IEEE Access (Jan 2024)
Dynamics of Digital Pen-Tablet: Handwriting Analysis for Person Identification Using Machine and Deep Learning Techniques
Abstract
Handwriting is controlled by neurons in the brain’s nervous system, reflecting an individual’s personality and psychology. This unique characteristic can be used for various applications, including user authentication, assessment of neurodegenerative disorders, and classification of handedness, gender, and age groups. Traditional authentication systems require memorization, information leakage, and fingerprints, making them vulnerable to security breaches. The majority of researchers have studied the limitations of image quality, camera frames, and light effects on text and image-dependent performance. Therefore, this paper mainly focused on real-time, text-independent handwriting fine-motor data and proposed an efficient authentication system with low cost using efficient feature extraction and optimal feature selection approaches.

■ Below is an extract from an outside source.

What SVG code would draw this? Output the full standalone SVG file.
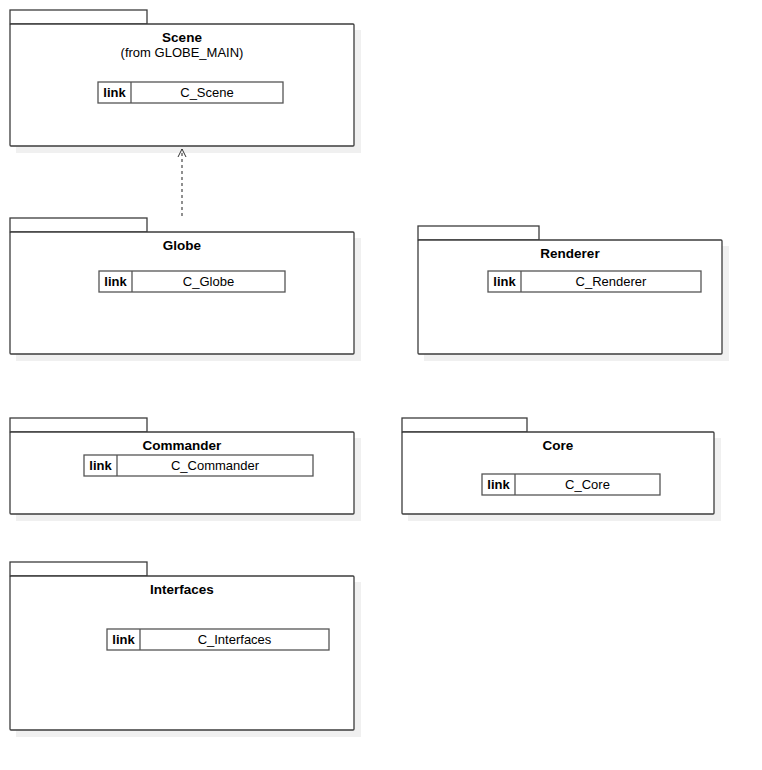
<svg xmlns="http://www.w3.org/2000/svg" width="762" height="770" viewBox="0 0 762 770">
<style>
.bg{fill:#ffffff}
.sh{fill:#f0f0f0}
.pk{fill:#ffffff;stroke:#3c3c3c;stroke-width:1.3}
.lk{fill:#ffffff;stroke:#555555;stroke-width:1.3}
.t{font-family:"Liberation Sans",Arial,sans-serif;font-size:13.5px;font-weight:bold;fill:#000;text-anchor:middle}
.s{font-family:"Liberation Sans",Arial,sans-serif;font-size:13px;fill:#000;text-anchor:middle}
.b{font-family:"Liberation Sans",Arial,sans-serif;font-size:13px;font-weight:bold;fill:#000;text-anchor:middle}
.dep{fill:none;stroke:#555555;stroke-width:1.3;stroke-dasharray:3,3}
.ah{fill:none;stroke:#333333;stroke-width:1}
</style>
<defs>
<marker id="open" markerWidth="10" markerHeight="10" refX="8" refY="5" orient="auto" markerUnits="userSpaceOnUse">
<path class="ah" d="M0,1 L8,5 L0,9"/>
</marker>
</defs>
<rect class="bg" x="0" y="0" width="762" height="770"/>

<g id="Scene">
<rect class="sh" x="16" y="30" width="345" height="123"/>
<rect class="pk" x="10" y="10" width="137" height="14"/>
<rect class="pk" x="10" y="24" width="344" height="122" rx="1"/>
<text class="t" x="182" y="42">Scene</text>
<text class="s" x="182" y="57">(from GLOBE_MAIN)</text>
<rect class="lk" x="98" y="82" width="185" height="21"/>
<line class="lk" x1="131" y1="82" x2="131" y2="103"/>
<text class="b" x="114.5" y="97">link</text>
<text class="s" x="207" y="97">C_Scene</text>
</g>

<g id="Globe">
<rect class="sh" x="16" y="238" width="345" height="123"/>
<rect class="pk" x="10" y="218" width="137" height="14"/>
<rect class="pk" x="10" y="232" width="344" height="122" rx="1"/>
<text class="t" x="182" y="250">Globe</text>
<rect class="lk" x="99" y="271" width="186" height="21"/>
<line class="lk" x1="132" y1="271" x2="132" y2="292"/>
<text class="b" x="115.5" y="286">link</text>
<text class="s" x="208.5" y="286">C_Globe</text>
</g>

<g id="Renderer">
<rect class="sh" x="424" y="246" width="305" height="115"/>
<rect class="pk" x="418" y="226" width="121" height="14"/>
<rect class="pk" x="418" y="240" width="304" height="114" rx="1"/>
<text class="t" x="570" y="258">Renderer</text>
<rect class="lk" x="488" y="271" width="213" height="21"/>
<line class="lk" x1="521" y1="271" x2="521" y2="292"/>
<text class="b" x="504.5" y="286">link</text>
<text class="s" x="611" y="286">C_Renderer</text>
</g>

<g id="Commander">
<rect class="sh" x="16" y="438" width="345" height="83"/>
<rect class="pk" x="10" y="418" width="137" height="14"/>
<rect class="pk" x="10" y="432" width="344" height="82" rx="1"/>
<text class="t" x="182" y="450">Commander</text>
<rect class="lk" x="84" y="455" width="229" height="21"/>
<line class="lk" x1="117" y1="455" x2="117" y2="476"/>
<text class="b" x="100.5" y="470">link</text>
<text class="s" x="215" y="470">C_Commander</text>
</g>

<g id="Core">
<rect class="sh" x="408" y="438" width="313" height="83"/>
<rect class="pk" x="402" y="418" width="125" height="14"/>
<rect class="pk" x="402" y="432" width="312" height="82" rx="1"/>
<text class="t" x="558" y="450">Core</text>
<rect class="lk" x="482" y="474" width="178" height="21"/>
<line class="lk" x1="515" y1="474" x2="515" y2="495"/>
<text class="b" x="498.5" y="489">link</text>
<text class="s" x="587.5" y="489">C_Core</text>
</g>

<g id="Interfaces">
<rect class="sh" x="16" y="582" width="345" height="155"/>
<rect class="pk" x="10" y="562" width="137" height="14"/>
<rect class="pk" x="10" y="576" width="344" height="154" rx="1"/>
<text class="t" x="182" y="594">Interfaces</text>
<rect class="lk" x="107" y="629" width="222" height="21"/>
<line class="lk" x1="140" y1="629" x2="140" y2="650"/>
<text class="b" x="123.5" y="644">link</text>
<text class="s" x="234.5" y="644">C_Interfaces</text>
</g>

<g id="connectors">
<line class="dep" x1="182" y1="216" x2="182" y2="149" marker-end="url(#open)"/>
</g>
</svg>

This research utilizes two benchmark databases, including the handwriting data of 48 (24+24) participants collected via a sensor-based pen tablet. Each participant wrote the 10 words five times repeatedly, making it a total of 2400 samples. The handwriting classification of the different individuals is in 3 phases: feature extraction, feature selection, and classification. A total of 91 features (statistical, kinematic, spatial, and composite) were extracted from more accurate, real-time numerical handwriting data. The efficient and optimal features have been selected using four feature selection approaches, namely, Pearson’s r correlation, ANOVA-F, Mutual Information Gain, and PCA, among which the ANOVA-F test and PCA perform well for handwriting-extracted data. Then, 14 machine learning (ML) models and 7 deep learning (DL) models were applied to handle the problem of individual classification, with both no- and full-feature-selection scenarios considered. The experimental analysis has been conducted with different angles and perspectives, such as K-Fold cross-validation, testing system efficiency considering 5/10/15/24/48 individuals, and in the case of individual tasks. It shows that ML-based algorithms, namely, CATBOOST (99.07%) with ANOVA-F and DL-based models, namely, BiLSTM (98.31%) with PCA-selected features, provide the highest accuracy with dataset 2, among others that advocate the practicality and reliability of choosing this system for user identification.